Going on mission is not a form of "tourism" or a vacation where life will be carefree, he said; there may be failure and pain as people may refuse the Gospel message or persecute the messenger.

"This is a bit frightening, but it's the truth," the pope said.

The pope reminded everyone that persecution against Christians was still happening today. He asked people to pray for those who endure persecution and "continue to give witness to the faith with courage and fidelity."

He asked that their example be an inspiration to those who live where hostility and adversity may not be so apparent, but the challenges are still great.

"There are many who smile to our face, but behind our backs, fight the Gospel," he said.
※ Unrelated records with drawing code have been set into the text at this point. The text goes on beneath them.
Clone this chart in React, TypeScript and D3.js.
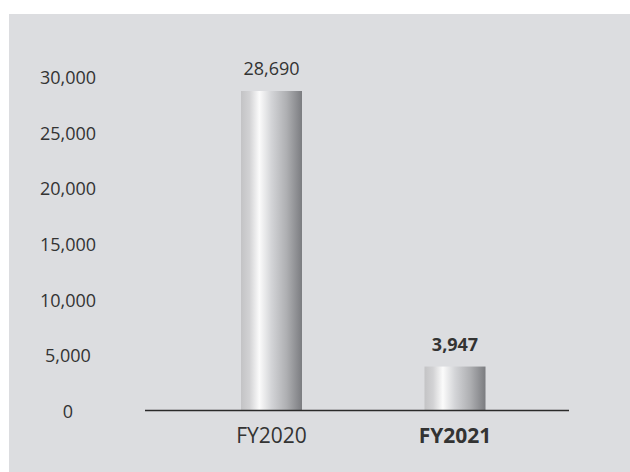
import React from "react";
import * as d3 from "d3";

const categories = ["FY2020", "FY2021"];
const values = [28690, 3947];
const valueLabels = ["28,690", "3,947"];
const boldFlags = [false, true];
const yTicks = [0, 5000, 10000, 15000, 20000, 25000, 30000];

export default function App() {
  const W = 630;
  const H = 472;
  const y = d3.scaleLinear().domain([0, 30000]).range([410.5, 76.4]);
  const x = d3.scalePoint<string>().domain(categories).range([271.5, 455]);
  const bw = 61;
  const font = "'Open Sans', 'DejaVu Sans', sans-serif";
  const fmt = d3.format(",");
  return (
    <div style={{ position: "absolute", left: 0, top: 0 }}>
      <svg width={W} height={H} style={{ display: "block" }}>
        <defs>
          <linearGradient id="barGrad" x1="0" x2="1" y1="0" y2="0">
            <stop offset="0" stopColor="#c3c3c5" />
            <stop offset="0.14" stopColor="#d2d2d4" />
            <stop offset="0.3" stopColor="#fbfbfb" />
            <stop offset="0.5" stopColor="#d3d4d7" />
            <stop offset="0.75" stopColor="#aeafb2" />
            <stop offset="1" stopColor="#7b7c80" />
          </linearGradient>
        </defs>
        <rect x={0} y={0} width={W} height={H} fill="#ffffff" />
        <rect x={9} y={14} width={W - 9} height={H - 14} fill="#dcdde0" />
        {yTicks.map((t) => (
          <text
            key={t}
            x={68}
            y={y(t) + 7.5}
            textAnchor="middle"
            fontFamily={font}
            fontSize={18}
            fill="#333"
          >
            {fmt(t)}
          </text>
        ))}
        {categories.map((c, i) => {
          const cx = x(c) as number;
          return (
            <g key={c}>
              <rect
                x={cx - bw / 2}
                y={y(values[i])}
                width={bw}
                height={y(0) - y(values[i])}
                fill="url(#barGrad)"
              />
              <text
                x={cx}
                y={y(values[i]) - 16}
                textAnchor="middle"
                fontFamily={font}
                fontSize={18}
                fontWeight={boldFlags[i] ? 700 : 400}
                fill="#333"
              >
                {valueLabels[i]}
              </text>
              <text
                x={cx}
                y={443}
                textAnchor="middle"
                fontFamily={font}
                fontSize={21}
                fontWeight={boldFlags[i] ? 700 : 400}
                fill="#333"
              >
                {c}
              </text>
            </g>
          );
        })}
        <line x1={145} x2={569} y1={y(0)} y2={y(0)} stroke="#2a2a2a" strokeWidth={1.5} />
      </svg>
    </div>
  );
}
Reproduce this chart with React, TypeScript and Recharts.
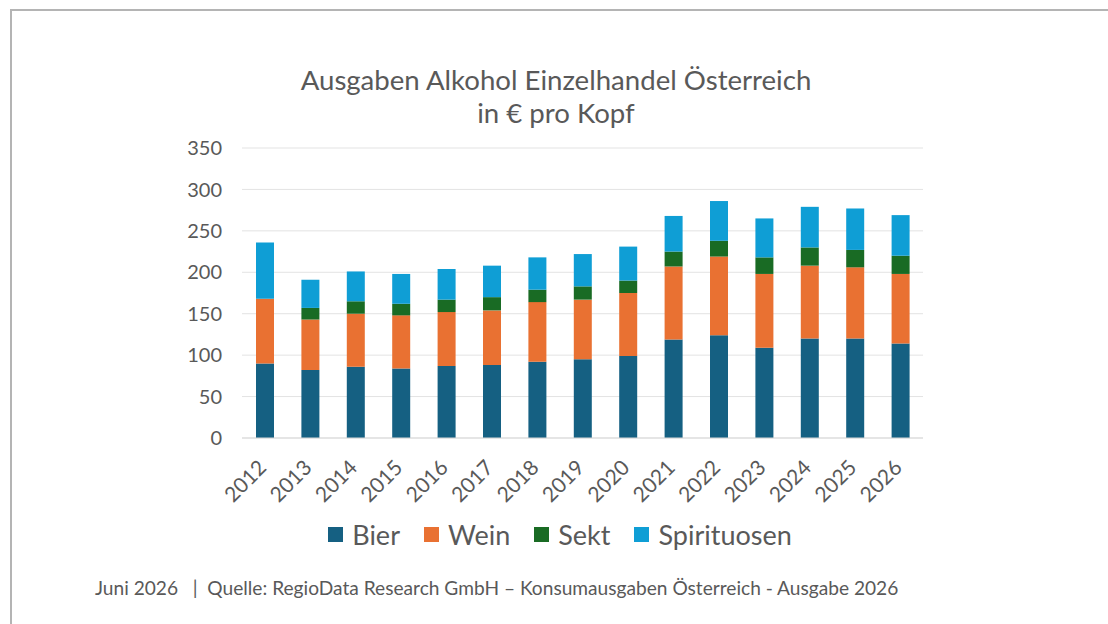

Also, instead of being a sheep among wolves, a disciple may have to be like a sentinel, trying to wake up people "who do not want to snapped out of a worldly stupor, who ignore the words of truth of the Gospel and fabricate their own ephemeral truths."

"If we go to or live in these contexts and we proclaim the words of the Gospel, this will bother people and they will not look at us well," the pope said.

Each disciple is called to conform his or her life to Christ and since Christ was refused, abandoned, persecuted and killed, disciples be prepared for the same, he said.

"There is no such thing as Christian mission marked by tranquility," the pope said. "Difficulties and tribulation are part of the work of evangelization and we are called to find in these things an occasion to ensure the authenticity of our faith and our relationship with Jesus."

Enduring trouble in Christ's name is an opportunity to grow in trusting in God, who "does not abandon his children" in the midst of the storm, he said.